Upon return from winter break, it was hot and sunny in Beirut. I unpacked, walked around the area, got a haircut (which looks very Lebanese and I have no pictures yet) and enjoyed the warmth after being cold most of the time in India.

Lately, it's been raining- so much so that I bought rain boots and a proper umbrella, not just one of those little travel ones. Today is a bit warm and it's becoming overcast, though it was sunny when I left yoga class an hour ago.

Work life
I am now in my eighth year of this teaching career. This is the first time that my job does not consume more than half of my life. Despite doing as many extra things as I can at school, I still am completely under-stimulated with work. At the same time, due to the nature of the Fine arts program, with grade 6 &7 students moving to a new discipline every 6-7 weeks, I am overwhelmed with starting two new classes every month and a half. Since September, I have started 7 classes, including the Grade 8s who stay with me all year. I still have to start 4 more classes this school year. It is exhausting, especially teaching kids from scratch how to play instruments.

Social Life

Anyway, I am supposed to have a personal life, but I don’t know how.

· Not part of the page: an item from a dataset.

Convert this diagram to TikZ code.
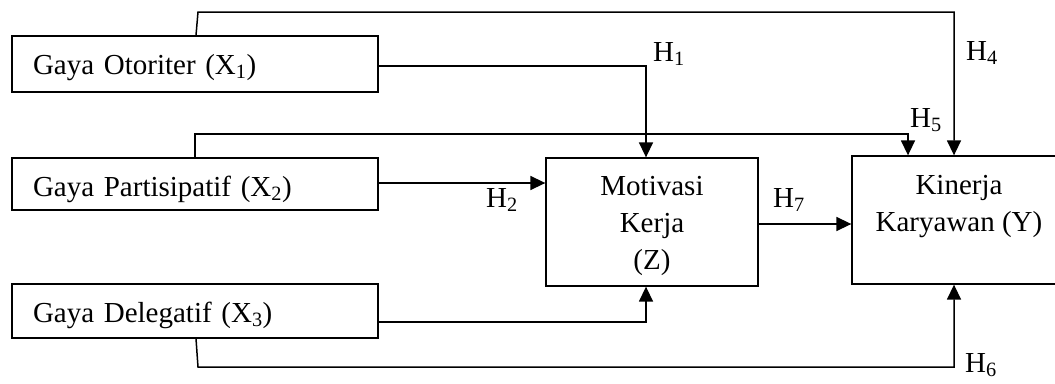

I take private Arabic lessons, go to yoga, buy produce, walk, watch TV, read books, cook, hang out with Bashar when he’s here, attend monthly book club meetings, and go for drinks on Fridays after work. My friend David is an English bloke, who I consider the president of Friday drinks and my own personal Simon Cowell (I have recently started watching American Idol). He criticizes me when I talk about work, tells me to get a life, and tries to help me to think of things to do for fun. He is not as miserable as I make him sound-he is one of my favourite people. He is a bit lonely, I think, maybe because he’s a bit critical. He is an excellent conversationalist, but he can be really tough if he disagrees with you.

The other thing here is I am making less money (almost $1000 per month less) than Kuwait, and have far more to spend money on. It seems I go through my money like wildfire, and that’s not even including the visa and plane ticket to India, which was pretty pricey. Anyway, I don’t even have the luxury of a car or regular visits to expensive coffee shops. I buy local produce, and cannot figure out where all my money is going. I am going to keep track as of this month.

With Bashar, things are much better for several reasons. The first reason is I made it clear to him that he needed to make a bigger effort to come see me more often, because even though I chose to come here, if not for him, I would have been far more proactive about getting a job outside the Middle East. The second reason is I realized I have been selfish, not so much in this request, but in feeling sorry for myself and expecting him to drop his entire life on my whim. It’s not free (or even that cheap) for him to come here as often as he does (which is about twice a month). He has family obligations and he’s doing the best he can. And no, I am not making excuses for him. I have been mean to him and he has been forgiving, like he doesn’t even notice me being critical. He has shown me unconditional love and understanding. When he comes to see me, he cleans the balcony, washes the dishes and cleans the floor, makes tea and shops for food. I have only recently begun to cook for him because he always cooked for me. We go for walks, play cribbage, occasionally eat at local diner type places, shop at discount stores. It’s fun.